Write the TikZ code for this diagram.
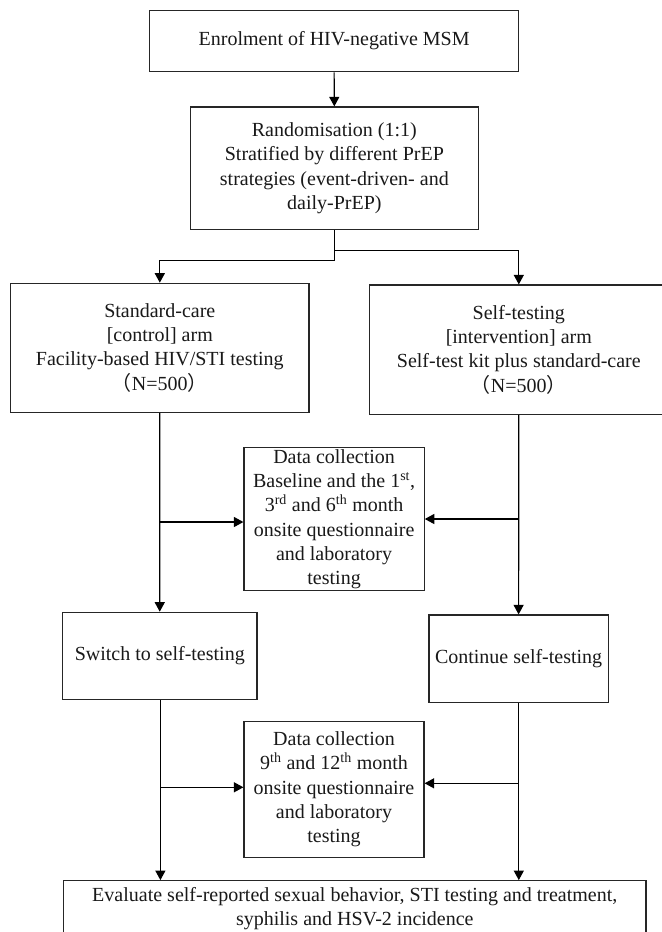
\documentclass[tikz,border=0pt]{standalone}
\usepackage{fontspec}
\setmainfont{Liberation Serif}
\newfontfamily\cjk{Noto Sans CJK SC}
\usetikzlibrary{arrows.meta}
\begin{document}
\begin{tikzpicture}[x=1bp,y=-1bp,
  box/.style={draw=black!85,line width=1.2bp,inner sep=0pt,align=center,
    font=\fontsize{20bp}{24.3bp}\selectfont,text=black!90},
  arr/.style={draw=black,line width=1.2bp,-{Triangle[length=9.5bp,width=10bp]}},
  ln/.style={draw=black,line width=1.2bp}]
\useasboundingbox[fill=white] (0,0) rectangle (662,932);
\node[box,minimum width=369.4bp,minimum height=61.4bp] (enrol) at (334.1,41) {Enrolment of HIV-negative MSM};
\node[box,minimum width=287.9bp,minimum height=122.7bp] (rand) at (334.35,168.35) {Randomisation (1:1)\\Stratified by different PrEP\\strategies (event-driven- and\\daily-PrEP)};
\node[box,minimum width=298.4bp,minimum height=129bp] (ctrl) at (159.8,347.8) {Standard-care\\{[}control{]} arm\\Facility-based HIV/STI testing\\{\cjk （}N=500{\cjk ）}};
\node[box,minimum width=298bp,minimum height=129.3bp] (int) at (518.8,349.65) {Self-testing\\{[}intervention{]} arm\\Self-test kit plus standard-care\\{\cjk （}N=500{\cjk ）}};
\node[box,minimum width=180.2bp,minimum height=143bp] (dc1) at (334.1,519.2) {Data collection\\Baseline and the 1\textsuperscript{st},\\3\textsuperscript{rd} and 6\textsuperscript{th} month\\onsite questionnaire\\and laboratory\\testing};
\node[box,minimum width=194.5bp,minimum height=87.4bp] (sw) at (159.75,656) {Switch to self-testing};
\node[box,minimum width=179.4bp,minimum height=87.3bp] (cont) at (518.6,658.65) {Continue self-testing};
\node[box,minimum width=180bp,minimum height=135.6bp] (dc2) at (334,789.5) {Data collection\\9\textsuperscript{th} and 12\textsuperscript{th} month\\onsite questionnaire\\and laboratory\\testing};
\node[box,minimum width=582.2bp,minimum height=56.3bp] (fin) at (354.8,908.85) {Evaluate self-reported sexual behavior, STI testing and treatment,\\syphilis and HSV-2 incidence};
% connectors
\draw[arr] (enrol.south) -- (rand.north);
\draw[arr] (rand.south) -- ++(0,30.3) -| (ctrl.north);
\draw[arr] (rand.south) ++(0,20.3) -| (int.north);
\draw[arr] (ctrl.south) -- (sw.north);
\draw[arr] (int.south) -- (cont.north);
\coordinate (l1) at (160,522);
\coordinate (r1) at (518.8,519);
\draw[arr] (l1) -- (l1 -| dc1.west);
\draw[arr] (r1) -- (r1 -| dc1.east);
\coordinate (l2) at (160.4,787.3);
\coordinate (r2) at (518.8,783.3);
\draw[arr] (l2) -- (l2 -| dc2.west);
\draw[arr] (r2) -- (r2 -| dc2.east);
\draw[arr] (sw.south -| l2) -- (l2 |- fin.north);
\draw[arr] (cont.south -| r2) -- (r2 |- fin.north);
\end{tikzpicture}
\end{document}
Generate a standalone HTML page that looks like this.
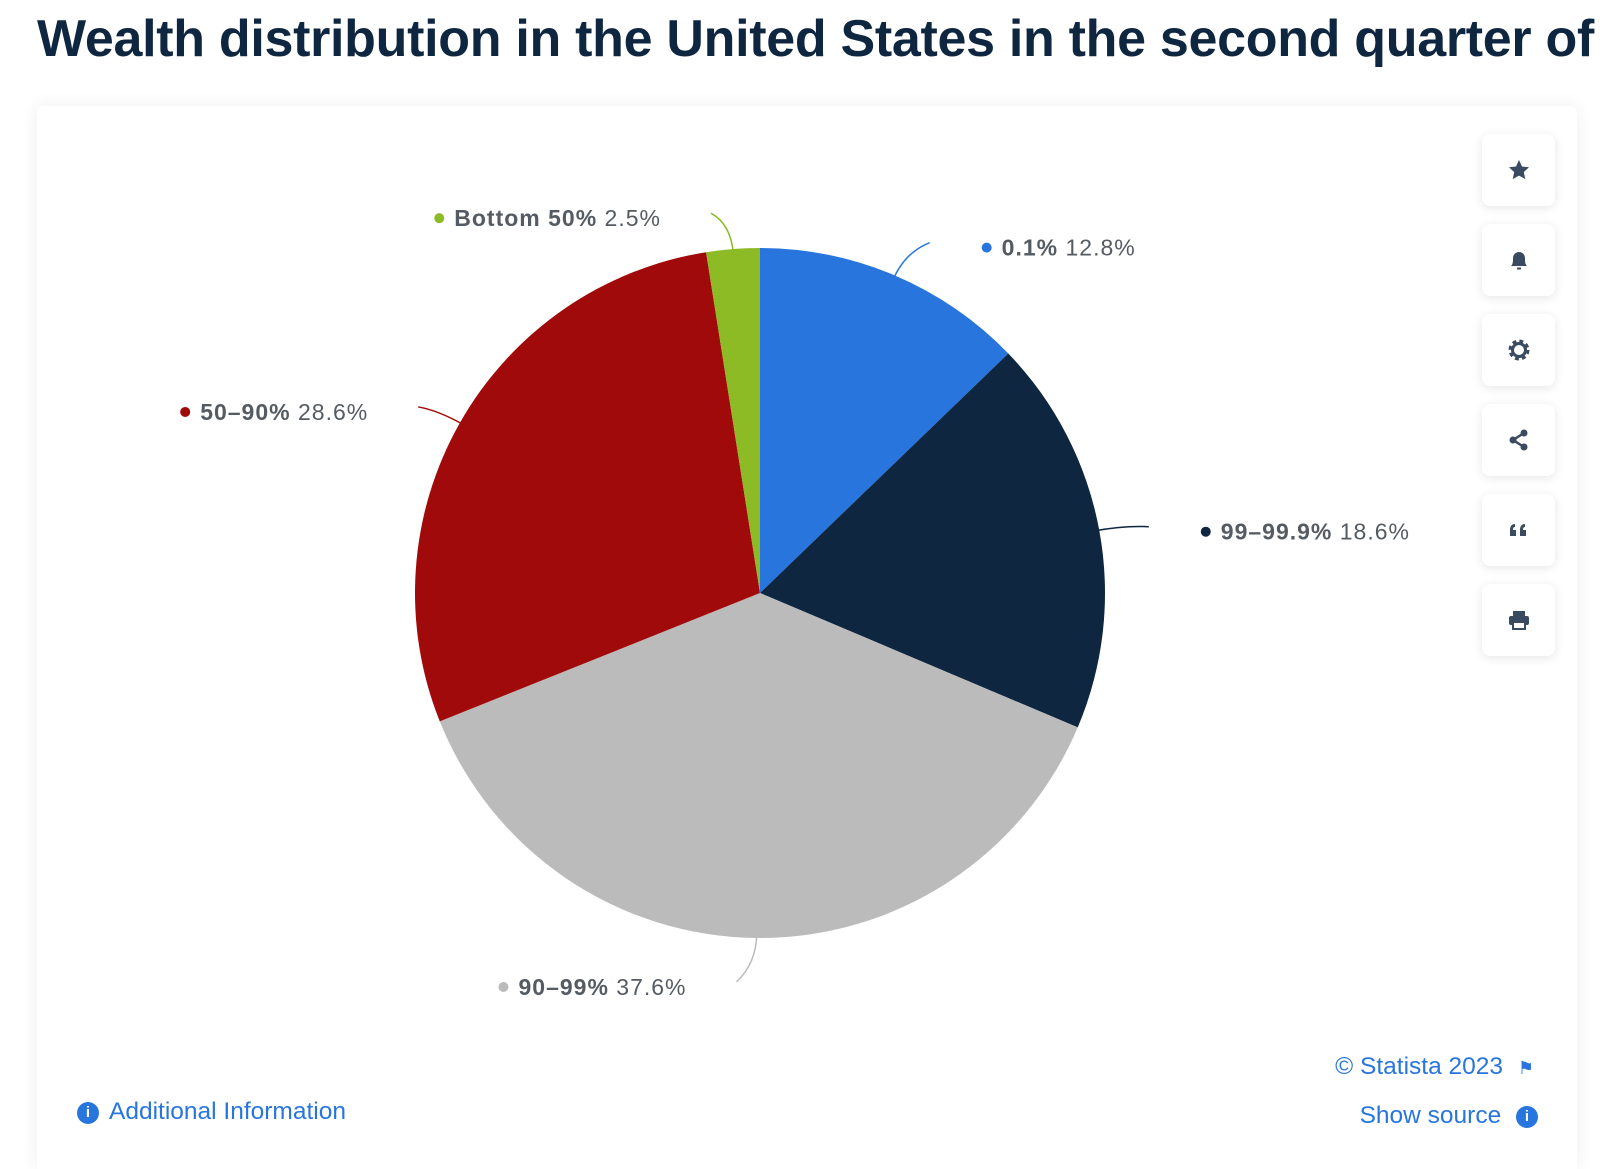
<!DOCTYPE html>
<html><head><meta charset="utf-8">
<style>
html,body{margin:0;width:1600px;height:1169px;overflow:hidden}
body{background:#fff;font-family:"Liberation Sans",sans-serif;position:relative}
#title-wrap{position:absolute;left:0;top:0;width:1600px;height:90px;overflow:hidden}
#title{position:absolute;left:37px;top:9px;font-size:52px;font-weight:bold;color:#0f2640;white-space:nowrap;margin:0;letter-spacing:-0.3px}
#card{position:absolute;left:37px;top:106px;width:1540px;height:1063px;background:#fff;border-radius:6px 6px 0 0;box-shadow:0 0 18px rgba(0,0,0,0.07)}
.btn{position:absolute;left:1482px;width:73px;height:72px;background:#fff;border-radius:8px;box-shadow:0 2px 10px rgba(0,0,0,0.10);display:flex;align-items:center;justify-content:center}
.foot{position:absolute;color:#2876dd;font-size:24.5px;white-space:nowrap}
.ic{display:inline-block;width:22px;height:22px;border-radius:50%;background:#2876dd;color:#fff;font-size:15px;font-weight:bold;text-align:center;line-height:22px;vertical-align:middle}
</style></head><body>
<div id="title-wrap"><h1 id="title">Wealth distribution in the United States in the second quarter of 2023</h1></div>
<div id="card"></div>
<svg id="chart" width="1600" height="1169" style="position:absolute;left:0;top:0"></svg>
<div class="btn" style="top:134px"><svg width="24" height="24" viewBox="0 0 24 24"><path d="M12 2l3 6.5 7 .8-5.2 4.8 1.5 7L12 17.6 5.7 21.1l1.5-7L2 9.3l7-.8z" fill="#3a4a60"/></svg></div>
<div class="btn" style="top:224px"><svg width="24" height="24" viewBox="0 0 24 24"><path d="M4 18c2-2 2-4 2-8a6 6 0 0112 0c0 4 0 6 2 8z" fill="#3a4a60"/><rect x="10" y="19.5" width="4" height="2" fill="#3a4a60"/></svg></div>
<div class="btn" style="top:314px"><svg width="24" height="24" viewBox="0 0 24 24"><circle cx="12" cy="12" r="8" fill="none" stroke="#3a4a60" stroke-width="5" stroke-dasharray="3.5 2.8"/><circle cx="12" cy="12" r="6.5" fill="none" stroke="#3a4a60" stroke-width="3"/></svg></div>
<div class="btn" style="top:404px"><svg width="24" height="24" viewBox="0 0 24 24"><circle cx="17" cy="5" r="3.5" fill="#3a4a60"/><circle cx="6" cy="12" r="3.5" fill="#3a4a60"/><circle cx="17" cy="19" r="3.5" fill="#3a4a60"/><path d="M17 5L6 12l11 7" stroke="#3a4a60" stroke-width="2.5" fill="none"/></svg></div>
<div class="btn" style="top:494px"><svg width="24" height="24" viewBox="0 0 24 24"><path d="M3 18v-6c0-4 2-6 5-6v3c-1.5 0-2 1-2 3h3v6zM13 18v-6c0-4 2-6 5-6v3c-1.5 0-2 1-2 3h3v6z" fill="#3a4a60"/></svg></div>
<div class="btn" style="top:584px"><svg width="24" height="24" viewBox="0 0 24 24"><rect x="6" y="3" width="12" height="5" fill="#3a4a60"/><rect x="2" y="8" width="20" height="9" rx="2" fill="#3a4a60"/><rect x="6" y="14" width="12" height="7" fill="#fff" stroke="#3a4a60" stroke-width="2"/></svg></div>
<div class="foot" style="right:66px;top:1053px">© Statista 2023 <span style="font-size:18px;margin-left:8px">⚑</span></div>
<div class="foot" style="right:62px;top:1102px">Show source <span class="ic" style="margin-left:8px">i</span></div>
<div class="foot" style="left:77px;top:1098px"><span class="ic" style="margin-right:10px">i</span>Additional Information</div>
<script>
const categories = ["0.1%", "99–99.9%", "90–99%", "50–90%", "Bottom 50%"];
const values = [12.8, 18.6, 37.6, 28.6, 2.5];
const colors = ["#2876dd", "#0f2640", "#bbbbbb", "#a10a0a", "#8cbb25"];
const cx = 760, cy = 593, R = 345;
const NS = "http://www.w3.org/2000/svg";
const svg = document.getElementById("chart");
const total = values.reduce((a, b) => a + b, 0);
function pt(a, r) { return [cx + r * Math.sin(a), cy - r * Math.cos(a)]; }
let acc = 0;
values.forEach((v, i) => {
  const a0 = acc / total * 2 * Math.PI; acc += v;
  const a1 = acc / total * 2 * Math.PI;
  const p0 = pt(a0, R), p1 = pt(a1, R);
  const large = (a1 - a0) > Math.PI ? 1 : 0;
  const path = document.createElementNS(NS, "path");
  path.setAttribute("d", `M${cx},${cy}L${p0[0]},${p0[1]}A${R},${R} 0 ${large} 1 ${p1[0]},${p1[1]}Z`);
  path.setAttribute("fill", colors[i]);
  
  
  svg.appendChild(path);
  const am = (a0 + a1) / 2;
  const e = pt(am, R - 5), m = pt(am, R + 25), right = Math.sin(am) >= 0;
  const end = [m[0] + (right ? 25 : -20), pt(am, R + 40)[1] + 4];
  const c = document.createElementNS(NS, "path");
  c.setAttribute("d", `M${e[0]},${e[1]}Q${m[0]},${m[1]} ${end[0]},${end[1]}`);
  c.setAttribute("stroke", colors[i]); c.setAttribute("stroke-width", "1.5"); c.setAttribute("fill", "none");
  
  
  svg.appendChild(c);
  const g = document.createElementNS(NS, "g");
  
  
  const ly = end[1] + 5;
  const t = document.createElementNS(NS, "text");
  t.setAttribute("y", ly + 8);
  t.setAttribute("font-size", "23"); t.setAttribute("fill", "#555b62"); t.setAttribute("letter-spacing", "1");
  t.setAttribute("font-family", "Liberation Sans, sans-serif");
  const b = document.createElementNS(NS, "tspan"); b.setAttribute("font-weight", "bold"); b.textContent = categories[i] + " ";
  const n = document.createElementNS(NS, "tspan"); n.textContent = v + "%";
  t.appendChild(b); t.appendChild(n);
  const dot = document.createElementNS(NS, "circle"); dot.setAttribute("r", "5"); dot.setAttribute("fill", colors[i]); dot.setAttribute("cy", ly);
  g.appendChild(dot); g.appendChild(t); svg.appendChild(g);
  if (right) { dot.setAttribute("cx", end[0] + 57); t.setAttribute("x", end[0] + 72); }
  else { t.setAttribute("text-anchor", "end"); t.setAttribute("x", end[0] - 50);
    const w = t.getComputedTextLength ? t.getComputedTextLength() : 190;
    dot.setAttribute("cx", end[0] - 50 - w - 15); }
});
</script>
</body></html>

Your objective:
Determine how many lines above contain "standalone" as a word or string. Give the number alone.

Worked solution:
2